For years, far-Right Fox News host Tucker Carlson has used his primetime slot to spread conspiracy theories, embark on racist diatribes, and to give so-called experts a platform to perpetuate misinformation.
But in his show's Tuesday night monologue, Carlson offered a much different—almost conciliatory—tone. He criticized the direction the Republican party has taken, along with its emphasis on retaliation over concern for the working class.
He even offered an apology.
Watch below.
Carlson said:
"Middle class families are the core of this country...and yet both parties have shamelessly abandoned them. Middle class families have no national spokesman. They have no lobby in Washington. Republicans pretend to be their champion. You know by now that they are not. Instead of improving the lives of their voters, the party feeds them a steady diet of mindless symbolic victories, partisan junk food designed to make them feel full even as they waste away."
He continued:
"Who cares how many Benghazi hearings we have? We're supposed to care. Why should we? How did Peter Strzok's text messages become more important than saving American jobs from foreign nationals who are taking them? It is lunacy. We fall for it every time, and to the extent this show has participated in it, we apologize with deepest sincerity."
Carlson invoked the personal text messages between FBI agent Peter Strzok and coworker Lisa Page in which they mocked then-candidate Donald Trump. Republicans used these messages to claim that the entire investigation into Russian interference in the 2016 election—and the ways it benefitted the Trump campaign—were baseless.
Carlson's dismissal of these messages is a stark reversal from previous segments of his and a diversion from the priorities of Donald Trump, who has tweeted or retweeted about Strzok and Page nearly 100 times.
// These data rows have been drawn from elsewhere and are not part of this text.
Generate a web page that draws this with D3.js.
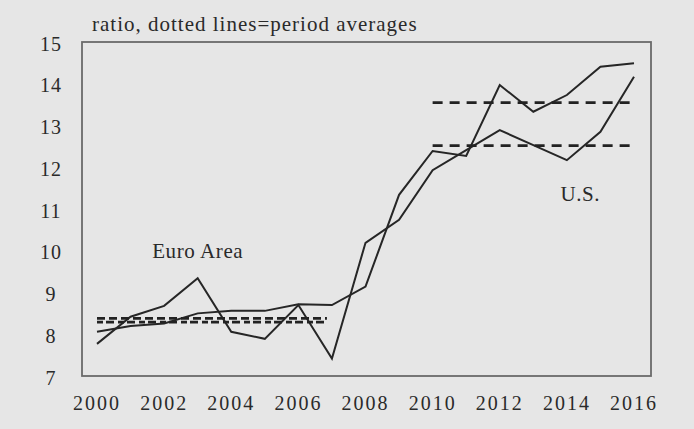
<!DOCTYPE html>
<html><head><meta charset="utf-8">
<script src="https://cdn.jsdelivr.net/npm/d3@7"></script>
<style>
html,body{margin:0;padding:0;background:#e6e6e6;}
svg{display:block;}
text{font-family:"Liberation Serif","DejaVu Serif",serif;fill:#2a2a2a;}
</style></head><body>
<svg id="c" width="694" height="429"></svg>
<script>
const years = [2000,2001,2002,2003,2004,2005,2006,2007,2008,2009,2010,2011,2012,2013,2014,2015,2016];
const seriesA = [7.77,8.42,8.68,9.34,8.06,7.89,8.70,7.42,10.19,10.74,11.93,12.41,12.89,12.53,12.17,12.85,14.17];
const seriesB = [8.06,8.20,8.26,8.50,8.56,8.56,8.72,8.70,9.14,11.34,12.39,12.27,13.97,13.33,13.73,14.41,14.49];
const earlyPeriod = [2000,2007];
const earlyAverages = [8.38,8.29];
const latePeriod = [2010,2016];
const lateAverages = [13.55,12.52];
const yTicks = [7,8,9,10,11,12,13,14,15];
const xTicks = [2000,2002,2004,2006,2008,2010,2012,2014,2016];
const title = "ratio, dotted lines=period averages";
const labels = [{text:"Euro Area", year:2003, value:9.95},{text:"U.S.", year:2014.4, value:11.3}];

const svg = d3.select("#c");
const box = {l:82, r:651, t:42, b:376};
const x = d3.scaleLinear().domain([2000,2016]).range([97,634]);
const y = d3.scaleLinear().domain([7,15]).range([box.b, box.t]);

svg.append("rect").attr("x",0).attr("y",0).attr("width",694).attr("height",429).attr("fill","#e6e6e6");

// frame
svg.append("rect").attr("x",box.l).attr("y",box.t).attr("width",box.r-box.l).attr("height",box.b-box.t)
  .attr("fill","none").attr("stroke","#6a6a6a").attr("stroke-width",1.8);

// y labels
svg.append("g").selectAll("text").data(yTicks).join("text")
  .attr("x",51).attr("y",d=>y(d)+4).attr("text-anchor","middle").attr("dominant-baseline","middle")
  .attr("font-size",20).attr("letter-spacing",1).text(d=>d);

// x labels
svg.append("g").selectAll("text").data(xTicks).join("text")
  .attr("x",d=>x(d)).attr("y",405).attr("text-anchor","middle").attr("dominant-baseline","middle")
  .attr("font-size",20).attr("letter-spacing",2).text(d=>d);

// title
svg.append("text").attr("x",92).attr("y",31).attr("font-size",21).attr("letter-spacing",1).text(title);

const line = d3.line().x((d,i)=>x(years[i])).y(d=>y(d));
[seriesA, seriesB].forEach(s=>{
  svg.append("path").datum(s).attr("d",line).attr("fill","none").attr("stroke","#262626")
    .attr("stroke-width",2).attr("stroke-linejoin","miter");
});

earlyAverages.forEach((v,i)=>{
  svg.append("line").attr("x1",x(earlyPeriod[0])).attr("x2",x(earlyPeriod[1])-5)
    .attr("y1",y(v)).attr("y2",y(v)).attr("stroke","#222").attr("stroke-width",2.6)
    .attr("stroke-dasharray", i===0 ? "8,4" : "6,3,8,4");
});
lateAverages.forEach(v=>{
  svg.append("line").attr("x1",x(latePeriod[0])).attr("x2",x(latePeriod[1])-4)
    .attr("y1",y(v)).attr("y2",y(v)).attr("stroke","#222").attr("stroke-width",2.8)
    .attr("stroke-dasharray","10,7");
});

svg.append("g").selectAll("text").data(labels).join("text")
  .attr("x",d=>x(d.year)).attr("y",d=>y(d.value)).attr("text-anchor","middle").attr("dominant-baseline","middle")
  .attr("font-size",21).attr("letter-spacing",0.6).text(d=>d.text);
</script>
</body></html>
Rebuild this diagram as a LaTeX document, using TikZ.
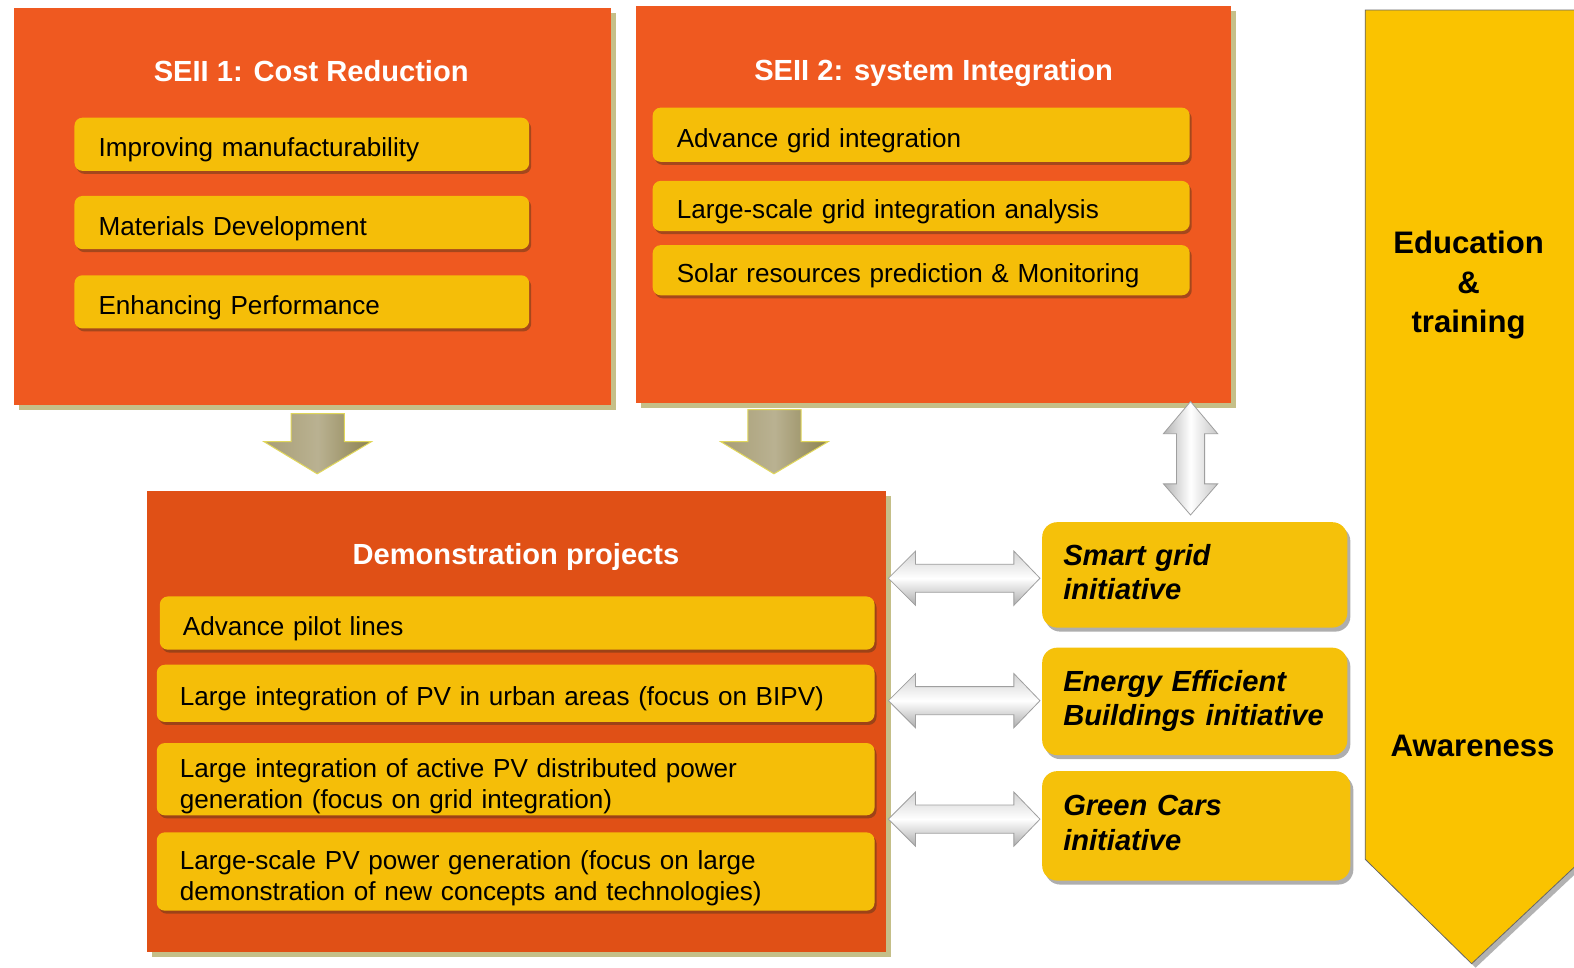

Trump also used the tragedy in Benghazi, which left American soldiers and a diplomat dead, as a reason to "lock up" his 2016 opponent, Hillary Clinton. After hours and hours of testimony on the matter, officials can find no cause for locking Hillary Clinton up. Trump has tweeted or retweeted about Benghazi as recently as June 19—nearly eight years later.
Carlson's contrition comes as potential cracks are beginning to form in the support of Trump's once-reliable Republican base. A Fox News poll found Trump narrowly trailing Democratic nominee Joe Biden in reliably red states like Texas and Georgia. A Pew Research Center survey found that Republican satisfaction in the direction of the United States plummeted from 55 percent in April to 19 percent in June. A recent Gallup poll found that, for the first time since 1965, more Americans want expanded immigration than less—directly opposing a pillar of Trump's campaign platform.
Some people think Carlson is saving face because he thinks the jig is up.
Others think he's trying to coax back advertisers who jumped ship after Carlson's racist monologues in response to protests against police brutality.
Some even think he's planning to run for office himself.
For better or worse, it's no longer unheard of for a television host to win a presidential election.